▶ _EXERCISE GOAL_: Omit all images. Write out the rest of the material exactly.

▶ _DATA EXCERPT_:
============

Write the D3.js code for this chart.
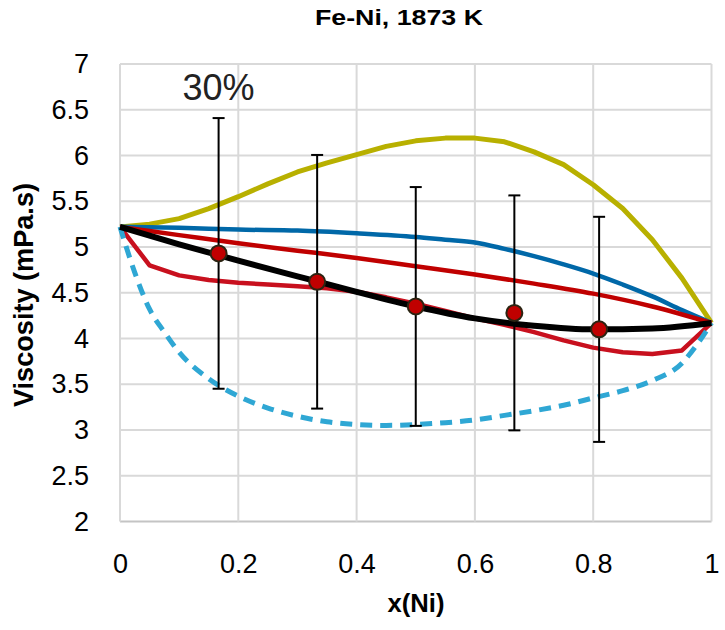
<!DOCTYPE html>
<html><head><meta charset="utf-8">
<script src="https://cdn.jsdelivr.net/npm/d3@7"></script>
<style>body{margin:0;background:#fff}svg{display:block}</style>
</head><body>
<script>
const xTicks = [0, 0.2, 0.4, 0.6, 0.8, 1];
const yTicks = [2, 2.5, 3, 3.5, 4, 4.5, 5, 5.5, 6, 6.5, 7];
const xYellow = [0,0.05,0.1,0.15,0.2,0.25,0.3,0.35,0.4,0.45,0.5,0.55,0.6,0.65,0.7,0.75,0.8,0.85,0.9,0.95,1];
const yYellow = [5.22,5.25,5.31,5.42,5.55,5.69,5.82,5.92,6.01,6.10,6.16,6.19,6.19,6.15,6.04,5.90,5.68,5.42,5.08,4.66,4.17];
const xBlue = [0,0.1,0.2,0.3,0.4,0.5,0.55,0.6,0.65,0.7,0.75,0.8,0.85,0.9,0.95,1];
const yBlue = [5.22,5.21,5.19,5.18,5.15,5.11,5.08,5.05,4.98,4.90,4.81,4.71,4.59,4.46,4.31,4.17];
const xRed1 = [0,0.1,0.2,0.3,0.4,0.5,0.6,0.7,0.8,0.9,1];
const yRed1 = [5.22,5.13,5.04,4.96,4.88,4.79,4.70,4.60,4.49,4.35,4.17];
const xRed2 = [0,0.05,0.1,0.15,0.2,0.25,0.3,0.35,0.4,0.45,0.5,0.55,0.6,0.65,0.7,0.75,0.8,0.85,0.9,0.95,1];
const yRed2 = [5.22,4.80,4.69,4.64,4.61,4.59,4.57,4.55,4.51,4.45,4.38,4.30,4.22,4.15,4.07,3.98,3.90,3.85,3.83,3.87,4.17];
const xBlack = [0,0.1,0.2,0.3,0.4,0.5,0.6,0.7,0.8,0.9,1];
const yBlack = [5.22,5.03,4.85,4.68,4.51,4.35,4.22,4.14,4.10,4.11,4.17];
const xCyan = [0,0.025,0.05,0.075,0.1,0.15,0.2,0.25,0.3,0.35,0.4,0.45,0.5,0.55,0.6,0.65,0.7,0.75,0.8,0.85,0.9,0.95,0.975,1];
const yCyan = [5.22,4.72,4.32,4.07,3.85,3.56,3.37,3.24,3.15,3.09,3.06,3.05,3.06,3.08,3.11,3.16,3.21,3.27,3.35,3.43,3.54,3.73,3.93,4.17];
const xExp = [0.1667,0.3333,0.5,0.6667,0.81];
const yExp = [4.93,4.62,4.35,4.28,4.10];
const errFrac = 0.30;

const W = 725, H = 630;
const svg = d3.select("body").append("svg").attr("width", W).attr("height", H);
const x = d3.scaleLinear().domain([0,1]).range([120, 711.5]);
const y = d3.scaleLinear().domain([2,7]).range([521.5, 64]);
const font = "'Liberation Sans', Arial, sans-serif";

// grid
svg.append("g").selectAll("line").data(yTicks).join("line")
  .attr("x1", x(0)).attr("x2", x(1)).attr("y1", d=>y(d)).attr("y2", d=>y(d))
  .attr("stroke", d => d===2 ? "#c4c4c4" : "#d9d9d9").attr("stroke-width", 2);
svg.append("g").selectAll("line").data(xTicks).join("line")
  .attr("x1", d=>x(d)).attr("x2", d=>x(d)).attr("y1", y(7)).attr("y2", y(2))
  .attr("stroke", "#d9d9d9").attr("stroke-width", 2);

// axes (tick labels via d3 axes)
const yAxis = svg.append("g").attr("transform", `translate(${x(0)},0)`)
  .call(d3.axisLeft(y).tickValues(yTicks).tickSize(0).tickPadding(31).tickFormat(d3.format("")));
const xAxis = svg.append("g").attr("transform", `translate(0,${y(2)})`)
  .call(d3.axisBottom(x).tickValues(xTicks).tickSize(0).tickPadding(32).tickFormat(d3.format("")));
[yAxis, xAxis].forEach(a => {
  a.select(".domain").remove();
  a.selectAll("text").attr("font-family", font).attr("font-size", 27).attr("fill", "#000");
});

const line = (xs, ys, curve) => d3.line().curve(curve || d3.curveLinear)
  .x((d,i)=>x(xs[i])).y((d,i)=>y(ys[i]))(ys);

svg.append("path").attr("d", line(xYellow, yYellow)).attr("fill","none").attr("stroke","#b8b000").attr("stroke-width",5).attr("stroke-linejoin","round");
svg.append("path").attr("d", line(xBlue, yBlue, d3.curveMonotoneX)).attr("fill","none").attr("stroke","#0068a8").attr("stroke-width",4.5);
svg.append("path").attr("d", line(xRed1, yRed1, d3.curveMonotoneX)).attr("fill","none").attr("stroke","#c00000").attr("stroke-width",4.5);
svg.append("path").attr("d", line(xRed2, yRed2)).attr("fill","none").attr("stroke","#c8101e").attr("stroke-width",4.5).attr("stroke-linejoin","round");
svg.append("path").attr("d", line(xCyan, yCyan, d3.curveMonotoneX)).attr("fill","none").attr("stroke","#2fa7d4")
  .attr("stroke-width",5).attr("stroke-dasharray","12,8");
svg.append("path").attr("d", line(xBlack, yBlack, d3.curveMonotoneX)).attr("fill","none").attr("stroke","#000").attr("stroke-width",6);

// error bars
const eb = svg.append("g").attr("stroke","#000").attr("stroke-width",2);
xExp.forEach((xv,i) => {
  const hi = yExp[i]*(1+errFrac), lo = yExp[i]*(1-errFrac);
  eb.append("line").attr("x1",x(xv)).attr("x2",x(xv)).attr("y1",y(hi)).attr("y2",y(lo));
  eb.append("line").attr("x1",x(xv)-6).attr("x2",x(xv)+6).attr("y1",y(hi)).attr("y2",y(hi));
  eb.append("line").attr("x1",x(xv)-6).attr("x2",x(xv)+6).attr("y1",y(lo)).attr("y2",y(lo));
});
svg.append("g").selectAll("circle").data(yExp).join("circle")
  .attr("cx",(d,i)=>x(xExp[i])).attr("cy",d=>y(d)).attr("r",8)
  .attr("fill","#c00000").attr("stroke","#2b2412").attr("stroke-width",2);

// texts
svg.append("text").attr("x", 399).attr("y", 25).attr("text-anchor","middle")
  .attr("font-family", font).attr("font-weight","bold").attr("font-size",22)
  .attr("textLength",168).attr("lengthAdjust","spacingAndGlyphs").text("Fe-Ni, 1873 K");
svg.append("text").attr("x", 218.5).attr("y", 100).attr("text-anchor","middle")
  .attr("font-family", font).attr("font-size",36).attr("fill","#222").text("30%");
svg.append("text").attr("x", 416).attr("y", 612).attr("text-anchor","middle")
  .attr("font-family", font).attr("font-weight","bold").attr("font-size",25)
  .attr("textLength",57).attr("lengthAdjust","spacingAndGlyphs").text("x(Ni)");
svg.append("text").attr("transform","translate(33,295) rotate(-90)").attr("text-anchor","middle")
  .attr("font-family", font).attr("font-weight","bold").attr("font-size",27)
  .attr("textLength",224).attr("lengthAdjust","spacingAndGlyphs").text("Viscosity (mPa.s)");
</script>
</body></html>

============

▶ _OUTPUT FOR THIS EXERCISE_:
Write the D3.js code for this chart.
<!DOCTYPE html>
<html><head><meta charset="utf-8">
<script src="https://cdn.jsdelivr.net/npm/d3@7"></script>
<style>body{margin:0;background:#fff}svg{display:block}</style>
</head><body>
<script>
const xTicks = [0, 0.2, 0.4, 0.6, 0.8, 1];
const yTicks = [2, 2.5, 3, 3.5, 4, 4.5, 5, 5.5, 6, 6.5, 7];
const xYellow = [0,0.05,0.1,0.15,0.2,0.25,0.3,0.35,0.4,0.45,0.5,0.55,0.6,0.65,0.7,0.75,0.8,0.85,0.9,0.95,1];
const yYellow = [5.22,5.25,5.31,5.42,5.55,5.69,5.82,5.92,6.01,6.10,6.16,6.19,6.19,6.15,6.04,5.90,5.68,5.42,5.08,4.66,4.17];
const xBlue = [0,0.1,0.2,0.3,0.4,0.5,0.55,0.6,0.65,0.7,0.75,0.8,0.85,0.9,0.95,1];
const yBlue = [5.22,5.21,5.19,5.18,5.15,5.11,5.08,5.05,4.98,4.90,4.81,4.71,4.59,4.46,4.31,4.17];
const xRed1 = [0,0.1,0.2,0.3,0.4,0.5,0.6,0.7,0.8,0.9,1];
const yRed1 = [5.22,5.13,5.04,4.96,4.88,4.79,4.70,4.60,4.49,4.35,4.17];
const xRed2 = [0,0.05,0.1,0.15,0.2,0.25,0.3,0.35,0.4,0.45,0.5,0.55,0.6,0.65,0.7,0.75,0.8,0.85,0.9,0.95,1];
const yRed2 = [5.22,4.80,4.69,4.64,4.61,4.59,4.57,4.55,4.51,4.45,4.38,4.30,4.22,4.15,4.07,3.98,3.90,3.85,3.83,3.87,4.17];
const xBlack = [0,0.1,0.2,0.3,0.4,0.5,0.6,0.7,0.8,0.9,1];
const yBlack = [5.22,5.03,4.85,4.68,4.51,4.35,4.22,4.14,4.10,4.11,4.17];
const xCyan = [0,0.025,0.05,0.075,0.1,0.15,0.2,0.25,0.3,0.35,0.4,0.45,0.5,0.55,0.6,0.65,0.7,0.75,0.8,0.85,0.9,0.95,0.975,1];
const yCyan = [5.22,4.72,4.32,4.07,3.85,3.56,3.37,3.24,3.15,3.09,3.06,3.05,3.06,3.08,3.11,3.16,3.21,3.27,3.35,3.43,3.54,3.73,3.93,4.17];
const xExp = [0.1667,0.3333,0.5,0.6667,0.81];
const yExp = [4.93,4.62,4.35,4.28,4.10];
const errFrac = 0.30;

const W = 725, H = 630;
const svg = d3.select("body").append("svg").attr("width", W).attr("height", H);
const x = d3.scaleLinear().domain([0,1]).range([120, 711.5]);
const y = d3.scaleLinear().domain([2,7]).range([521.5, 64]);
const font = "'Liberation Sans', Arial, sans-serif";

// grid
svg.append("g").selectAll("line").data(yTicks).join("line")
  .attr("x1", x(0)).attr("x2", x(1)).attr("y1", d=>y(d)).attr("y2", d=>y(d))
  .attr("stroke", d => d===2 ? "#c4c4c4" : "#d9d9d9").attr("stroke-width", 2);
svg.append("g").selectAll("line").data(xTicks).join("line")
  .attr("x1", d=>x(d)).attr("x2", d=>x(d)).attr("y1", y(7)).attr("y2", y(2))
  .attr("stroke", "#d9d9d9").attr("stroke-width", 2);

// axes (tick labels via d3 axes)
const yAxis = svg.append("g").attr("transform", `translate(${x(0)},0)`)
  .call(d3.axisLeft(y).tickValues(yTicks).tickSize(0).tickPadding(31).tickFormat(d3.format("")));
const xAxis = svg.append("g").attr("transform", `translate(0,${y(2)})`)
  .call(d3.axisBottom(x).tickValues(xTicks).tickSize(0).tickPadding(32).tickFormat(d3.format("")));
[yAxis, xAxis].forEach(a => {
  a.select(".domain").remove();
  a.selectAll("text").attr("font-family", font).attr("font-size", 27).attr("fill", "#000");
});

const line = (xs, ys, curve) => d3.line().curve(curve || d3.curveLinear)
  .x((d,i)=>x(xs[i])).y((d,i)=>y(ys[i]))(ys);

svg.append("path").attr("d", line(xYellow, yYellow)).attr("fill","none").attr("stroke","#b8b000").attr("stroke-width",5).attr("stroke-linejoin","round");
svg.append("path").attr("d", line(xBlue, yBlue, d3.curveMonotoneX)).attr("fill","none").attr("stroke","#0068a8").attr("stroke-width",4.5);
svg.append("path").attr("d", line(xRed1, yRed1, d3.curveMonotoneX)).attr("fill","none").attr("stroke","#c00000").attr("stroke-width",4.5);
svg.append("path").attr("d", line(xRed2, yRed2)).attr("fill","none").attr("stroke","#c8101e").attr("stroke-width",4.5).attr("stroke-linejoin","round");
svg.append("path").attr("d", line(xCyan, yCyan, d3.curveMonotoneX)).attr("fill","none").attr("stroke","#2fa7d4")
  .attr("stroke-width",5).attr("stroke-dasharray","12,8");
svg.append("path").attr("d", line(xBlack, yBlack, d3.curveMonotoneX)).attr("fill","none").attr("stroke","#000").attr("stroke-width",6);

// error bars
const eb = svg.append("g").attr("stroke","#000").attr("stroke-width",2);
xExp.forEach((xv,i) => {
  const hi = yExp[i]*(1+errFrac), lo = yExp[i]*(1-errFrac);
  eb.append("line").attr("x1",x(xv)).attr("x2",x(xv)).attr("y1",y(hi)).attr("y2",y(lo));
  eb.append("line").attr("x1",x(xv)-6).attr("x2",x(xv)+6).attr("y1",y(hi)).attr("y2",y(hi));
  eb.append("line").attr("x1",x(xv)-6).attr("x2",x(xv)+6).attr("y1",y(lo)).attr("y2",y(lo));
});
svg.append("g").selectAll("circle").data(yExp).join("circle")
  .attr("cx",(d,i)=>x(xExp[i])).attr("cy",d=>y(d)).attr("r",8)
  .attr("fill","#c00000").attr("stroke","#2b2412").attr("stroke-width",2);

// texts
svg.append("text").attr("x", 399).attr("y", 25).attr("text-anchor","middle")
  .attr("font-family", font).attr("font-weight","bold").attr("font-size",22)
  .attr("textLength",168).attr("lengthAdjust","spacingAndGlyphs").text("Fe-Ni, 1873 K");
svg.append("text").attr("x", 218.5).attr("y", 100).attr("text-anchor","middle")
  .attr("font-family", font).attr("font-size",36).attr("fill","#222").text("30%");
svg.append("text").attr("x", 416).attr("y", 612).attr("text-anchor","middle")
  .attr("font-family", font).attr("font-weight","bold").attr("font-size",25)
  .attr("textLength",57).attr("lengthAdjust","spacingAndGlyphs").text("x(Ni)");
svg.append("text").attr("transform","translate(33,295) rotate(-90)").attr("text-anchor","middle")
  .attr("font-family", font).attr("font-weight","bold").attr("font-size",27)
  .attr("textLength",224).attr("lengthAdjust","spacingAndGlyphs").text("Viscosity (mPa.s)");
</script>
</body></html>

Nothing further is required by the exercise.